Oxford Female High School was founded by Bethania Crocker and supported by R.H. Bishop, W. H. McGuffey, and J. W. Scott beginning about 1831. It might have met in a house on South Main Street. (Hamilton Intelligencer 1833)
Oxford Female Academy was chartered in 1839 by John W. Scott and others. It operated from about 1831 in two rooms in an uptown building and was taught by M.S. Smith and A. Clark. (Oxford Chronicle 1834.)
Oxford Female Institute was chartered in 1849. John Witherspoon Scott was the first president of the Institute. In 1867 the Oxford Female Institute merged with the Oxford Female College, and in 1890 the name was changed to simply Oxford College. Its first building was constructed on South College Avenue in 1850 and enlarged several times.

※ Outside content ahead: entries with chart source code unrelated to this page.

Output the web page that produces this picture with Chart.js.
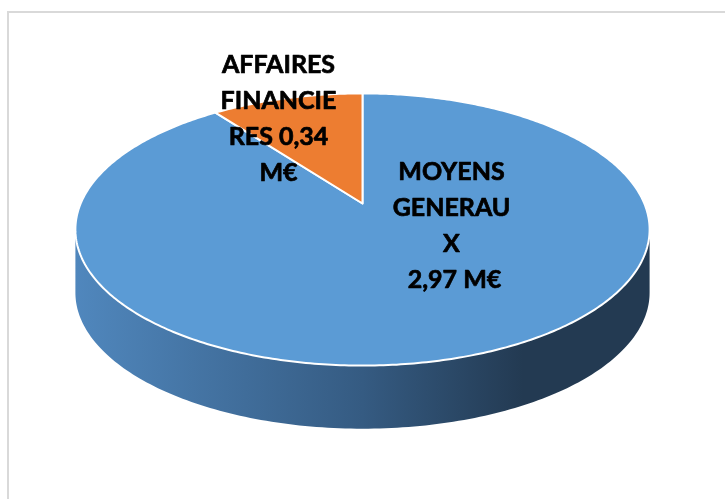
<!DOCTYPE html>
<html>
<head>
<meta charset="utf-8">
<script src="https://cdn.jsdelivr.net/npm/chart.js@4.4.0/dist/chart.umd.min.js"></script>
<style>
    html, body { margin: 0; padding: 0; background: #fff; overflow: hidden; }
    #wrap { position: relative; width: 725px; height: 499px; overflow: hidden; }
    #frame { position: absolute; left: 7px; top: 11px; width: 760px; height: 560px; border: 2px solid #d9d9d9; box-sizing: border-box; }
    #chart { position: absolute; left: 0; top: 0; }
</style>
</head>
<body>
<div id="wrap">
    <div id="frame"></div>
    <canvas id="chart" width="725" height="499"></canvas>
</div>
<script>
// Data (M€)
const categories = ['MOYENS GENERAUX', 'AFFAIRES FINANCIERES'];
const values = [2.97, 0.34];
const labelLines = [
    ['MOYENS', 'GENERAU', 'X', ' 2,97 M€'],
    ['AFFAIRES', 'FINANCIE', 'RES 0,34', 'M€']
];
const colors = ['#5b9bd5', '#ed7d31'];
const sideColors = [['#5087bd', '#355b82', '#233a52'], ['#c0601f', '#9a4a17', '#7a3a10']];

// 3D look: flatten the disc, tilt it with a little perspective, extrude it
const ELL_X = 1.251;
const ELL_Y = 0.593;
const PERSP = -0.191;
const DEPTH = 0.275;

function project(cx, cy, A, B, t) {
    const u = Math.cos(t), v = Math.sin(t);
    const d = 1 + PERSP * v;
    return [cx + A * Math.sqrt(1 - PERSP * PERSP) * u / d, cy + B * (v + PERSP) / d];
}

const pie3d = {
    id: 'pie3d',
    beforeDatasetsDraw(chart) {
        const ctx = chart.ctx;
        const arcs = chart.getDatasetMeta(0).data;
        if (!arcs.length) return false;
        const cx = arcs[0].x, cy = arcs[0].y, R = arcs[0].outerRadius;
        const A = R * ELL_X, B = R * ELL_Y, D = R * DEPTH;

        // side wall (front half only)
        const tL = Math.asin(-PERSP), tR = Math.PI - tL;
        arcs.forEach((arc, i) => {
            [-2 * Math.PI, 0, 2 * Math.PI].forEach(shift => {
                const s = Math.max(arc.startAngle + shift, tL);
                const e = Math.min(arc.endAngle + shift, tR);
                if (e <= s) return;
                const n = Math.max(8, Math.ceil((e - s) * 60));
                const top = [];
                for (let k = 0; k <= n; k++) top.push(project(cx, cy, A, B, s + (e - s) * k / n));
                ctx.save();
                ctx.beginPath();
                top.forEach((p, k) => k ? ctx.lineTo(p[0], p[1]) : ctx.moveTo(p[0], p[1]));
                for (let k = n; k >= 0; k--) ctx.lineTo(top[k][0], top[k][1] + D);
                ctx.closePath();
                const g = ctx.createLinearGradient(cx - A, 0, cx + A, 0);
                g.addColorStop(0, sideColors[i][0]);
                g.addColorStop(0.5, sideColors[i][1]);
                g.addColorStop(0.78, sideColors[i][2]);
                g.addColorStop(1, sideColors[i][2]);
                ctx.fillStyle = g;
                ctx.fill();
                ctx.restore();
            });
        });

        // top face slices
        const vertex = [cx, cy + B * PERSP];
        arcs.forEach((arc, i) => {
            const s = arc.startAngle, e = arc.endAngle;
            const n = Math.max(8, Math.ceil((e - s) * 80));
            ctx.save();
            ctx.beginPath();
            ctx.moveTo(vertex[0], vertex[1]);
            for (let k = 0; k <= n; k++) {
                const p = project(cx, cy, A, B, s + (e - s) * k / n);
                ctx.lineTo(p[0], p[1]);
            }
            ctx.closePath();
            ctx.fillStyle = arc.options.backgroundColor;
            ctx.fill();
            ctx.lineWidth = 2;
            ctx.lineJoin = 'round';
            ctx.strokeStyle = '#ffffff';
            ctx.stroke();
            ctx.restore();
        });
        return false;
    },
    afterDraw(chart) {
        const ctx = chart.ctx;
        const arcs = chart.getDatasetMeta(0).data;
        const cx = arcs[0].x, cy = arcs[0].y;
        // label block centres relative to the pie centre
        const offsets = [[89, -5], [-84, -112]];
        const fontSize = 25;
        const pitch = 36;
        ctx.save();
        ctx.font = `bold ${fontSize}px Lato, "Liberation Sans", sans-serif`;
        ctx.fillStyle = '#000';
        ctx.strokeStyle = '#000';
        ctx.lineWidth = 0.7;
        ctx.lineJoin = 'round';
        ctx.textAlign = 'center';
        ctx.textBaseline = 'alphabetic';
        labelLines.forEach((lines, i) => {
            const x = cx + offsets[i][0];
            const y0 = cy + offsets[i][1] - (lines.length - 1) * pitch / 2;
            lines.forEach((t, k) => {
                const y = y0 + k * pitch + fontSize * 0.36;
                ctx.fillText(t, x, y);
                ctx.strokeText(t, x, y);
            });
        });
        ctx.restore();
    }
};

new Chart(document.getElementById('chart'), {
    type: 'pie',
    data: {
        labels: categories,
        datasets: [{
            data: values,
            backgroundColor: colors,
            borderWidth: 0
        }]
    },
    options: {
        responsive: false,
        animation: false,
        layout: { padding: { top: 0, bottom: 40, left: 0, right: 0 } },
        plugins: {
            legend: { display: false },
            tooltip: { enabled: false }
        }
    },
    plugins: [pie3d]
});
</script>
</body>
</html>
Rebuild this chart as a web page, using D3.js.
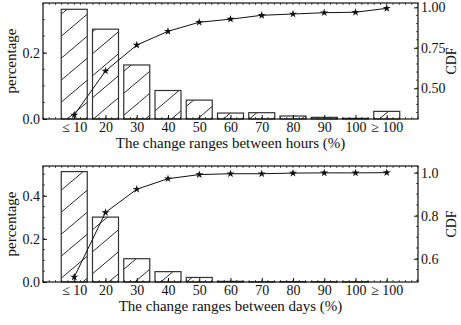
<!DOCTYPE html>
<html>
<head>
<meta charset="utf-8">
<script src="https://cdn.jsdelivr.net/npm/d3@7"></script>
<style>
body{margin:0;background:#fff}
</style>
</head>
<body>
<svg id="chart" width="461" height="325" font-family="Liberation Serif, DejaVu Serif, serif"></svg>
<script>
// categories on the x axis
var categories = ["\u2264 10","20","30","40","50","60","70","80","90","100","\u2265 100"]

// hours panel
var hourPct = [0.331,0.271,0.163,0.086,0.057,0.018,0.019,0.009,0.005,0.002,0.023]
var hourCdf = [0.335,0.607,0.767,0.852,0.908,0.927,0.951,0.959,0.967,0.970,0.994]
var hourLeftTicks = [0.0,0.2]
var hourRightTicks = [0.50,0.75,1.00]

// days panel
var dayPct = [0.512,0.301,0.108,0.048,0.021,0.003,0.001,0.002,0.001,0.001,0.000]
var dayCdf = [0.515,0.815,0.923,0.972,0.991,0.995,0.995,0.998,0.999,0.999,1.000]
var dayLeftTicks = [0.0,0.2,0.4]
var dayRightTicks = [0.6,0.8,1.0]

var serif = "Liberation Serif, DejaVu Serif, serif"
var svg = d3.select("#chart")
var defs = svg.append("defs")
defs.append("pattern")
    .attr("id","hatch")
    .attr("patternUnits","userSpaceOnUse")
    .attr("width",26).attr("height",22)
    .append("path")
    .attr("d","M-2.6,24.2 L28.6,-2.2 M-28.6,24.2 L2.6,-2.2 M23.4,24.2 L54.6,-2.2")
    .attr("stroke","#111").attr("stroke-width",0.9)

var styleAxis = function(a)
{
    a.attr("font-family",serif).attr("font-size",14)
    a.select(".domain").remove()
    a.selectAll(".tick line").attr("stroke","#111")
    a.selectAll(".tick text").attr("fill","#111").attr("font-family",serif)
}

var drawPanel = function(opt)
{
    var left = 43, right = 418
    var top = opt.top, bottom = opt.bottom

    var xScale = d3.scaleLinear().domain([0,12]).range([left,right])
    var yScale = d3.scaleLinear().domain(opt.pctDomain).range([bottom,top])
    var yScale2 = d3.scaleLinear().domain(opt.cdfDomain).range([bottom,top])
    var barW = 26

    var g = svg.append("g")

    // bars
    g.selectAll("rect.bar")
        .data(opt.pct)
        .enter()
        .append("rect")
        .attr("class","bar")
        .attr("x",function(d,i){ return xScale(i+1)-barW/2 })
        .attr("y",function(d){ return yScale(d) })
        .attr("width",barW)
        .attr("height",function(d){ return bottom-yScale(d) })
        .attr("fill","url(#hatch)")
        .attr("stroke","#333")
        .attr("stroke-width",1.2)

    // cdf line
    var line = d3.line()
        .x(function(d,i){ return xScale(i+1) })
        .y(function(d){ return yScale2(d) })
    g.append("path")
        .datum(opt.cdf)
        .attr("d",line)
        .attr("fill","none")
        .attr("stroke","#111")
        .attr("stroke-width",1)
    g.selectAll("path.star")
        .data(opt.cdf)
        .enter()
        .append("path")
        .attr("class","star")
        .attr("d",d3.symbol().type(d3.symbolStar).size(20))
        .attr("transform",function(d,i){ return "translate("+xScale(i+1)+","+yScale2(d)+")" })
        .attr("fill","#111")

    // frame
    g.append("rect")
        .attr("x",left).attr("y",top)
        .attr("width",right-left).attr("height",bottom-top)
        .attr("fill","none").attr("stroke","#111").attr("stroke-width",1.2)

    // minor ticks on top and bottom edges
    var minorX = d3.range(0,12.01,0.2)
    g.selectAll("line.mxb").data(minorX).enter().append("line")
        .attr("x1",function(d){return xScale(d)}).attr("x2",function(d){return xScale(d)})
        .attr("y1",bottom).attr("y2",bottom-2).attr("stroke","#111").attr("stroke-width",0.7)
    g.selectAll("line.mxt").data(minorX).enter().append("line")
        .attr("x1",function(d){return xScale(d)}).attr("x2",function(d){return xScale(d)})
        .attr("y1",top).attr("y2",top+2).attr("stroke","#111").attr("stroke-width",0.7)

    // x axis
    var xAxis = d3.axisBottom(xScale)
        .tickValues(d3.range(1,12))
        .tickFormat(function(d){ return categories[d-1] })
        .tickSizeInner(-4).tickSizeOuter(0).tickPadding(3)
    var xa = g.append("g").attr("transform","translate(0,"+bottom+")").call(xAxis)
    styleAxis(xa)

    // left axis
    var yAxis = d3.axisLeft(yScale)
        .tickValues(opt.leftTicks)
        .tickFormat(d3.format(".1f"))
        .tickSizeInner(-4).tickSizeOuter(0).tickPadding(3)
    var ya = g.append("g").attr("transform","translate("+left+",0)").call(yAxis)
    styleAxis(ya)
    var minorL = d3.range(0,opt.pctDomain[1],opt.leftMinor)
    g.selectAll("line.ml").data(minorL).enter().append("line")
        .attr("x1",left).attr("x2",left+2)
        .attr("y1",function(d){return yScale(d)}).attr("y2",function(d){return yScale(d)})
        .attr("stroke","#111").attr("stroke-width",0.7)

    // right axis
    var yAxis1 = d3.axisRight(yScale2)
        .tickValues(opt.rightTicks)
        .tickFormat(d3.format(opt.rightFmt))
        .tickSizeInner(-4).tickSizeOuter(0).tickPadding(3)
    var ya2 = g.append("g").attr("transform","translate("+right+",0)").call(yAxis1)
    styleAxis(ya2)
    var minorR = d3.range(opt.cdfDomain[0],opt.cdfDomain[1],0.001)
        .filter(function(d){ return Math.abs(Math.round(d/opt.rightMinor)*opt.rightMinor-d)<0.0004 })
    g.selectAll("line.mr").data(minorR).enter().append("line")
        .attr("x1",right).attr("x2",right-2)
        .attr("y1",function(d){return yScale2(d)}).attr("y2",function(d){return yScale2(d)})
        .attr("stroke","#111").attr("stroke-width",0.7)

    // labels
    g.append("text")
        .text(opt.xTitle)
        .attr("text-anchor","middle")
        .attr("x",(left+right)/2)
        .attr("y",bottom+29)
        .attr("font-size",15)
        .attr("font-family",serif)
        .attr("fill","#111")
    g.append("g")
        .attr("transform","translate(16,"+((top+bottom)/2)+")")
        .append("text")
        .text("percentage")
        .attr("text-anchor","middle")
        .attr("transform","rotate(-90)")
        .attr("font-size",15)
        .attr("font-family",serif)
        .attr("fill","#111")
    g.append("g")
        .attr("transform","translate(456,"+((top+bottom)/2)+")")
        .append("text")
        .text("CDF")
        .attr("text-anchor","middle")
        .attr("transform","rotate(-90)")
        .attr("font-size",14)
        .attr("font-family",serif)
        .attr("fill","#111")
}

drawPanel({top:3,bottom:119,pct:hourPct,cdf:hourCdf,
    pctDomain:[0,0.35],cdfDomain:[0.31,1.027],
    leftTicks:hourLeftTicks,rightTicks:hourRightTicks,rightFmt:".2f",
    leftMinor:0.05,rightMinor:0.05,
    xTitle:"The change ranges between hours (%)"})

drawPanel({top:166,bottom:282,pct:dayPct,cdf:dayCdf,
    pctDomain:[0,0.538],cdfDomain:[0.492,1.031],
    leftTicks:dayLeftTicks,rightTicks:dayRightTicks,rightFmt:".1f",
    leftMinor:0.05,rightMinor:0.05,
    xTitle:"The change ranges between days (%)"})
</script>
</body>
</html>
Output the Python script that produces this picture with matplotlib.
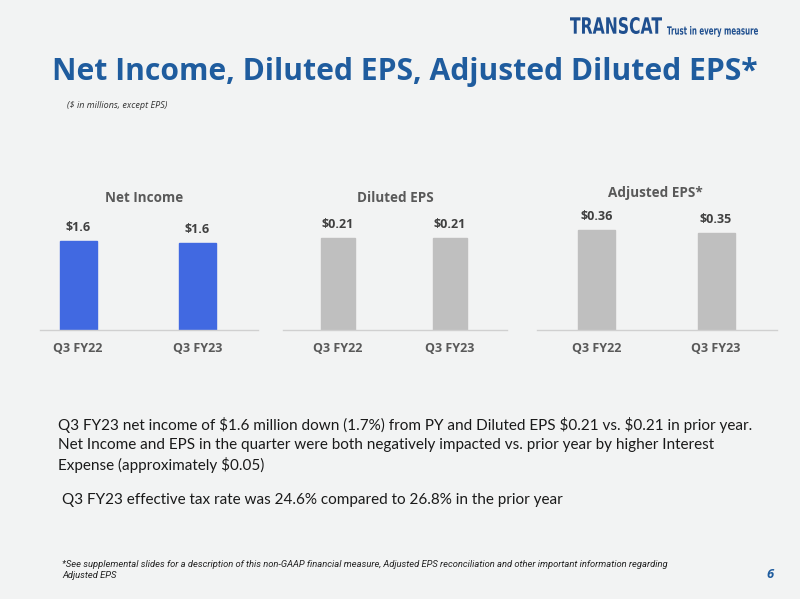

Oxford Female College opened in 1856 northeast of the village. John Witherspoon Scott was the first president of the College, following his tenure as president of the Oxford Female Institute. The Oxford Female College building was sold in 1882 and became a sanitarium and then a Miami University residence hall known as Fisher Hall. The building, designed by Cincinnati architect James Keys Wilson, was listed in the National Register of Historic Places and despite vigorous opposition was demolished to make way for Miami’s Marcum Conference Center in 1978.
After a financial restructuring the combined Institute and College was re-chartered as Oxford College for Women in 1906, but a series of financial setbacks and increasing debts forced its closure in 1928. Oxford College for Women closed, and Miami University acquired its property under the presidency of Alfred Upham later that year.
The original Oxford Female Institute building was used by the College from 1882 until its closure in 1928, when Miami University converted it into a residence hall.
One of the most important female educators at Oxford College was Olive Flower. Born in Proctorville, Ohio, Olive graduated from Oxford College where she taught Chemistry until 1918. She also served as the Oxford College Registrar from 1906 until 1928, and became dean of the college in 1919, a position she held until 1928 when Oxford College closed. She lived in the College building that was later re-named Caroline Scott Harrison Memorial as did many of the women faculty members.
She was the author of “The History of Oxford College for Women 1830-1928.” She was so intimately connected with the College that Olive Flower and Oxford College are synonymous in the minds of graduates and former students. Many of the alumnae contributed regularly to the Loyalty Fund in her honor and she is considered to have done more than any other person in helping the Oxford College alumnae to retain their own identity following the merger with Miami University. In 1949 she received the Miami University Bishop Medal in recognition of her scholarship and service. In 1952, Miami gave her name to the chapel in the women’s residence hall which had been the main building of Oxford College. Today the building is used as the Oxford Community Arts Center.